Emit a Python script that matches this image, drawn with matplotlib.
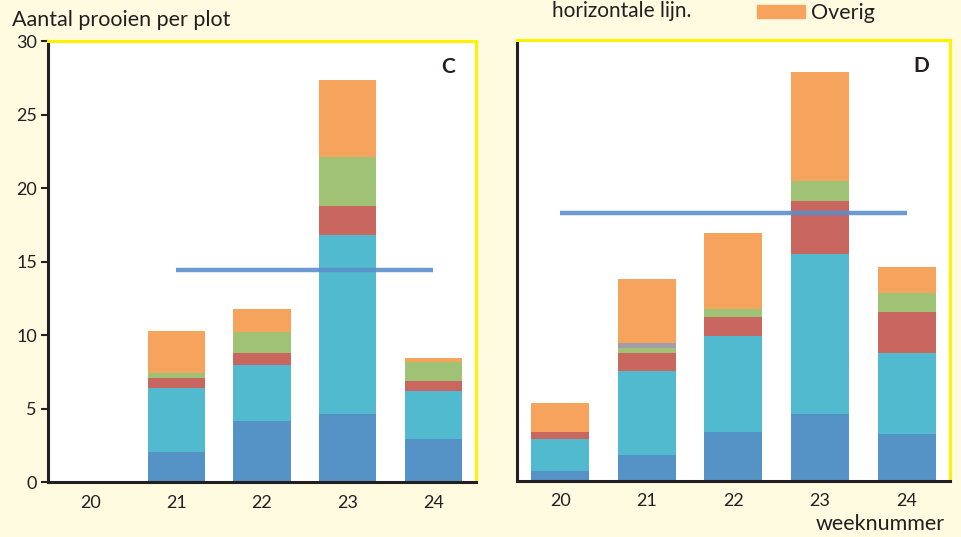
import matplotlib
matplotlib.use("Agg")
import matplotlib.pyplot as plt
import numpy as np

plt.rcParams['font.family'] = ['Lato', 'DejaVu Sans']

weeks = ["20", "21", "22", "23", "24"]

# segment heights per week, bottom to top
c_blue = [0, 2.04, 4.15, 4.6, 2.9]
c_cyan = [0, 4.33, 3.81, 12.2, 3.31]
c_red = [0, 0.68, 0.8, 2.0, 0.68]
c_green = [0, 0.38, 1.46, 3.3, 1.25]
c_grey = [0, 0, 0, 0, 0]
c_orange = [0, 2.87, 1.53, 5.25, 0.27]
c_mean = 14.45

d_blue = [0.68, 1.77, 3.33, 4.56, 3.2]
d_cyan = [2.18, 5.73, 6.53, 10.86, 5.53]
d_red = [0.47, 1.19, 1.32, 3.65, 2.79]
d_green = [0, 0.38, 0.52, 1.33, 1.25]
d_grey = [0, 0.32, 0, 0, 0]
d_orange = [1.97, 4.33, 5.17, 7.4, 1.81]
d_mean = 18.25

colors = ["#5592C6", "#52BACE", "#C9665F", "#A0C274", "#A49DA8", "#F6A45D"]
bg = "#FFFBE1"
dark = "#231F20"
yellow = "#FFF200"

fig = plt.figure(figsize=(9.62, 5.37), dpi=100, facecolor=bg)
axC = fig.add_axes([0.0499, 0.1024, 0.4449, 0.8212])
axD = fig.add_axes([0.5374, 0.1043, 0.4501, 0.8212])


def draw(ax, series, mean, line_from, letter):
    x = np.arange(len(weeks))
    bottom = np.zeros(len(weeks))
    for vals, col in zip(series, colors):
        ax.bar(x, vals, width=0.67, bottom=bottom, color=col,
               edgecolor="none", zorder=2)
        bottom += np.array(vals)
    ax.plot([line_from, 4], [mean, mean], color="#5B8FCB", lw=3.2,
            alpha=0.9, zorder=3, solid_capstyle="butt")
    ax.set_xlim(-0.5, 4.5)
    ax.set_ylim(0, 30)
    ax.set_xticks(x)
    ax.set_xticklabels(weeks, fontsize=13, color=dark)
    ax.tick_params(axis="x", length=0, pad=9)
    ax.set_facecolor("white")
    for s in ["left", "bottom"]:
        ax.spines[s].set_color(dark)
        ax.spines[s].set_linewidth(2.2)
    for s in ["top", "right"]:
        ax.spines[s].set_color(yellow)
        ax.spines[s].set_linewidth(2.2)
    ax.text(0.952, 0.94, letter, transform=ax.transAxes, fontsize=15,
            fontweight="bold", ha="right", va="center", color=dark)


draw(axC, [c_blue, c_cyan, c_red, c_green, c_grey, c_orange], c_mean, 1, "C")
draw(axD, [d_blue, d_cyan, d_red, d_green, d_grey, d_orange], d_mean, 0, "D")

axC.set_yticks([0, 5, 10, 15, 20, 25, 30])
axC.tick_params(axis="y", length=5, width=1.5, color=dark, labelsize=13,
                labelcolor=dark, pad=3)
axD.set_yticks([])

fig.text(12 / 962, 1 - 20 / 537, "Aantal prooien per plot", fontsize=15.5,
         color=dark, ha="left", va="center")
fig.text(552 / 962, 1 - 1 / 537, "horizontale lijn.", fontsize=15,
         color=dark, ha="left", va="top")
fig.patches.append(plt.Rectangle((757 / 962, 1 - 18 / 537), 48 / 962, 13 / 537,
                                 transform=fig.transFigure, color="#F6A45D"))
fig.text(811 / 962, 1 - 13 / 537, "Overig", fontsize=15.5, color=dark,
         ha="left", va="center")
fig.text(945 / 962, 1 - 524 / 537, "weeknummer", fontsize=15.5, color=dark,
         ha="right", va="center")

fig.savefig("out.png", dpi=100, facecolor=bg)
...
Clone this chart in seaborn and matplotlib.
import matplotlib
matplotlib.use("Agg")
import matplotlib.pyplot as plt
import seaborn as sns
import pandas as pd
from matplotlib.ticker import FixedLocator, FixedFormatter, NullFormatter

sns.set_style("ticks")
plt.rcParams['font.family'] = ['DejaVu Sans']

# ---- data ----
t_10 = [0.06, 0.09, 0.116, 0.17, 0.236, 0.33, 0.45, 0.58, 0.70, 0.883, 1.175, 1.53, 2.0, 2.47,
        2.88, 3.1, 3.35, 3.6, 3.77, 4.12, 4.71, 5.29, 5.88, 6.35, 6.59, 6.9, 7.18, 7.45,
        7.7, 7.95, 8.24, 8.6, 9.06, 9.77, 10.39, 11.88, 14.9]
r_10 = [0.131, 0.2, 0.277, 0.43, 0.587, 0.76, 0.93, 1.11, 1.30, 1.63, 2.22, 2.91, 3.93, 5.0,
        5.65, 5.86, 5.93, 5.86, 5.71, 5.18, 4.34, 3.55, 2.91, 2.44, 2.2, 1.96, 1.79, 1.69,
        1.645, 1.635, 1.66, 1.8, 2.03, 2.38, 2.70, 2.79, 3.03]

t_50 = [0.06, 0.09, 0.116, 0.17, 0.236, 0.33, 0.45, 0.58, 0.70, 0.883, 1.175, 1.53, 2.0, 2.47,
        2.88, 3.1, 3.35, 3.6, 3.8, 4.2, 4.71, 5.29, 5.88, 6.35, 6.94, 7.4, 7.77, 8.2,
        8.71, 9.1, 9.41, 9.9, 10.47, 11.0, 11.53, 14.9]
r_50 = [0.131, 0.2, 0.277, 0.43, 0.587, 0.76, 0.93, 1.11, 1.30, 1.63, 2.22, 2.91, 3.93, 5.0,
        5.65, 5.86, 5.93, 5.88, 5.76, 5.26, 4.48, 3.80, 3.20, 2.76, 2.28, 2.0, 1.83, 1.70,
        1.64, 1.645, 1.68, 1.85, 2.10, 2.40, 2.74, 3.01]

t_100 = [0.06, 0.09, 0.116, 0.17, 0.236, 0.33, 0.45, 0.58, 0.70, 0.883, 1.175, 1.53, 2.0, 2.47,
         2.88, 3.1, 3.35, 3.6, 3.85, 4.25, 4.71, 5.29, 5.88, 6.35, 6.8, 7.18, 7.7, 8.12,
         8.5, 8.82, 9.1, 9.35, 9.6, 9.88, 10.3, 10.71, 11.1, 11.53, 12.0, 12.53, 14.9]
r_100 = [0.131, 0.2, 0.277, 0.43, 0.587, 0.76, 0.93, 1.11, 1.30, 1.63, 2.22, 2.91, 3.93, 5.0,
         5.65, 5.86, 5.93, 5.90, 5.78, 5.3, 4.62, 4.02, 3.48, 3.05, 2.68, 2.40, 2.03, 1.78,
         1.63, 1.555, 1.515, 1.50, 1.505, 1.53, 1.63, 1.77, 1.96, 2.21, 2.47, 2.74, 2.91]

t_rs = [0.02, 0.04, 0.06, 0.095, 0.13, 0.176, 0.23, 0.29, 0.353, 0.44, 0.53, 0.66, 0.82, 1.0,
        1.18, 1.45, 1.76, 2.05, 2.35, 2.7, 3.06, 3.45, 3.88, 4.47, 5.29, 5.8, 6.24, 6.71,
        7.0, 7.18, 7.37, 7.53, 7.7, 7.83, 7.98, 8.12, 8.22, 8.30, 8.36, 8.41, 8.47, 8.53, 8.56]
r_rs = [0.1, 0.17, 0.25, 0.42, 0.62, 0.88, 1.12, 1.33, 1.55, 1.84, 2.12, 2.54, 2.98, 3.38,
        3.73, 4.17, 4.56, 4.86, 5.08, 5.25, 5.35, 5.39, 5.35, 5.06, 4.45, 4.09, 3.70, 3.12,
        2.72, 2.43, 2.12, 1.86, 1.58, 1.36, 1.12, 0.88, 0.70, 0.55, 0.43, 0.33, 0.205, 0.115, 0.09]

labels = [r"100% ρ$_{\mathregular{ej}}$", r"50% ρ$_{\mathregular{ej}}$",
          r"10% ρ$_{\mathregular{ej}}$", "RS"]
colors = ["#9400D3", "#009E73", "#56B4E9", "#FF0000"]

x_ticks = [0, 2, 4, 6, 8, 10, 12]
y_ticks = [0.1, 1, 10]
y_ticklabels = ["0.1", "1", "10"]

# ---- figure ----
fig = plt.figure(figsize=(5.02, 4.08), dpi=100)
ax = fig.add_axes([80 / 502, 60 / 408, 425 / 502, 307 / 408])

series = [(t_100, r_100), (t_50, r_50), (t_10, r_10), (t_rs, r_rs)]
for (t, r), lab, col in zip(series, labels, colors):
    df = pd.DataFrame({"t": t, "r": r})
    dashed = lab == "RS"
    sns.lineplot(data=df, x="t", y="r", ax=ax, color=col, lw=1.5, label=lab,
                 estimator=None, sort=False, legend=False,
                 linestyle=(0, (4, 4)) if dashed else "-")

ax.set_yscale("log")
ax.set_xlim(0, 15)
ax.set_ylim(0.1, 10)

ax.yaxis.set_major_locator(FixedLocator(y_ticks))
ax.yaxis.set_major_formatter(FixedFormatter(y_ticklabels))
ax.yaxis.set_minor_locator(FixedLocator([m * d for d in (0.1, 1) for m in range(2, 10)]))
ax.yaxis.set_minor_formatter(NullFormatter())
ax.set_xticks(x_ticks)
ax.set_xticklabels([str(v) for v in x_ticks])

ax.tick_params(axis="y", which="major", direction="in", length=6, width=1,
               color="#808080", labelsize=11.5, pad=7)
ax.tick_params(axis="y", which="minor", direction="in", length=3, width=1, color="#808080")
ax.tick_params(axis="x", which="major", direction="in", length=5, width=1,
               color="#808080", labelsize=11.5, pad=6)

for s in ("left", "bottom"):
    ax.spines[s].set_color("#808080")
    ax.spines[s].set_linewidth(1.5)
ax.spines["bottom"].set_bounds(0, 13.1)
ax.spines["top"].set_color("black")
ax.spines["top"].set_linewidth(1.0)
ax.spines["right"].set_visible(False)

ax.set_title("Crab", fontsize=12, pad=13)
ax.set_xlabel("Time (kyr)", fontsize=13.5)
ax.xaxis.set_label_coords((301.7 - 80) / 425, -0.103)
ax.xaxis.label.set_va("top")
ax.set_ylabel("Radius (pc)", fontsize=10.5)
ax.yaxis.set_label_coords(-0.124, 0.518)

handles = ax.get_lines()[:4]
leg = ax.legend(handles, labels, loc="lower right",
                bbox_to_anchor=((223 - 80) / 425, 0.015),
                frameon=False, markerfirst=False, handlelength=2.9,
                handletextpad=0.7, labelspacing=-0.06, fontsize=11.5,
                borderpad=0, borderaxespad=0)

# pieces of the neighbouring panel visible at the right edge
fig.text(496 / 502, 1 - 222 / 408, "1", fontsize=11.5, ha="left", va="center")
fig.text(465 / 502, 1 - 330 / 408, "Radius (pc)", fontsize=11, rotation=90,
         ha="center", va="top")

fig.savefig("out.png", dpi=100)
==
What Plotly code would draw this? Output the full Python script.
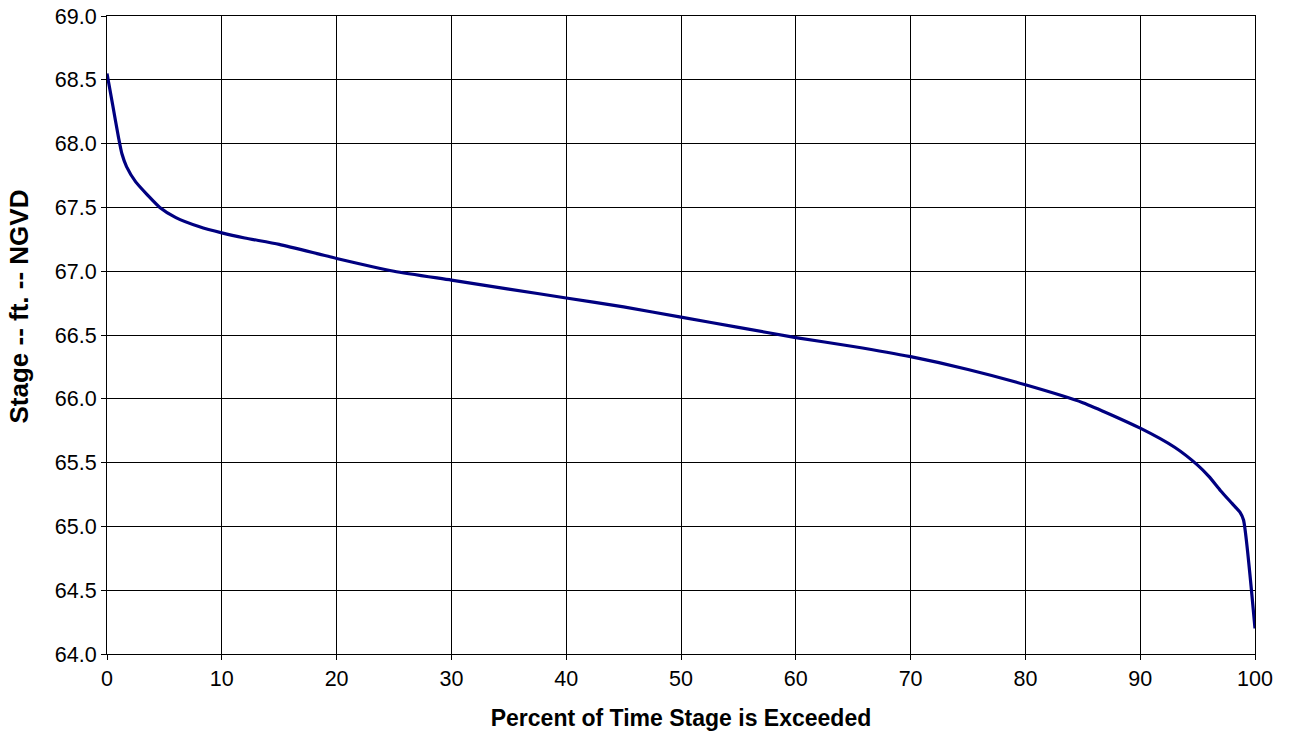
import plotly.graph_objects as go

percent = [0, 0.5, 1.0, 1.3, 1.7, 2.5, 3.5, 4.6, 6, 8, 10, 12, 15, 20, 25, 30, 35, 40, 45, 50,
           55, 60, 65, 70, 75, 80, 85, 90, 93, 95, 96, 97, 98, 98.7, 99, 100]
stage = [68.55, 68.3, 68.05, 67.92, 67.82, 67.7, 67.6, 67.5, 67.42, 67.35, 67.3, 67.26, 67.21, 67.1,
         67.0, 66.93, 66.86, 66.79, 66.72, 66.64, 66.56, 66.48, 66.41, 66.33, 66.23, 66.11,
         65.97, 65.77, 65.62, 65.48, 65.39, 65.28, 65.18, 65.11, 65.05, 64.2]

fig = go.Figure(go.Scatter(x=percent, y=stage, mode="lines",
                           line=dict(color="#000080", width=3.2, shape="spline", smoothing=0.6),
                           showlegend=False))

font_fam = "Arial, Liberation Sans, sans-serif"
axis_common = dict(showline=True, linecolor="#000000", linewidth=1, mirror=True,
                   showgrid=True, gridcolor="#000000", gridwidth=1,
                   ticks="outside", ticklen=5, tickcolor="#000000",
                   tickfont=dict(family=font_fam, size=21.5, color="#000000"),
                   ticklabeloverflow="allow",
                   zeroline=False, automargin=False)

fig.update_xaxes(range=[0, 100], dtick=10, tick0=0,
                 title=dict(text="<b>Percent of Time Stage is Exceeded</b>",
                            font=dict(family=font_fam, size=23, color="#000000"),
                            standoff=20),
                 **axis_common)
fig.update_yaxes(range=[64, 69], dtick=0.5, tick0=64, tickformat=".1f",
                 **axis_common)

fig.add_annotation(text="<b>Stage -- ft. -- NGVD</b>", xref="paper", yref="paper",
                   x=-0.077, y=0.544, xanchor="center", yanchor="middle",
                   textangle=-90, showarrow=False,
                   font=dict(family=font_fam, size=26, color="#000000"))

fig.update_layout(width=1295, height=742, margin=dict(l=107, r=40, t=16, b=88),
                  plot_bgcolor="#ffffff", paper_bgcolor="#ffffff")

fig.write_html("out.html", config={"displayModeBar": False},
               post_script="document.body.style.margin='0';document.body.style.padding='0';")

Exercise prompt -
Taking the material above, extract exactly and only the lines from the line with "Clone this chart in seaborn and matplotlib." to the line with "1.645, 1.635, 1.66, 1.8, 2.03, 2.38, 2.70, 2.79, 3.03]", inclusive of both.

Written reply -
Clone this chart in seaborn and matplotlib.
import matplotlib
matplotlib.use("Agg")
import matplotlib.pyplot as plt
import seaborn as sns
import pandas as pd
from matplotlib.ticker import FixedLocator, FixedFormatter, NullFormatter

sns.set_style("ticks")
plt.rcParams['font.family'] = ['DejaVu Sans']

# ---- data ----
t_10 = [0.06, 0.09, 0.116, 0.17, 0.236, 0.33, 0.45, 0.58, 0.70, 0.883, 1.175, 1.53, 2.0, 2.47,
        2.88, 3.1, 3.35, 3.6, 3.77, 4.12, 4.71, 5.29, 5.88, 6.35, 6.59, 6.9, 7.18, 7.45,
        7.7, 7.95, 8.24, 8.6, 9.06, 9.77, 10.39, 11.88, 14.9]
r_10 = [0.131, 0.2, 0.277, 0.43, 0.587, 0.76, 0.93, 1.11, 1.30, 1.63, 2.22, 2.91, 3.93, 5.0,
        5.65, 5.86, 5.93, 5.86, 5.71, 5.18, 4.34, 3.55, 2.91, 2.44, 2.2, 1.96, 1.79, 1.69,
        1.645, 1.635, 1.66, 1.8, 2.03, 2.38, 2.70, 2.79, 3.03]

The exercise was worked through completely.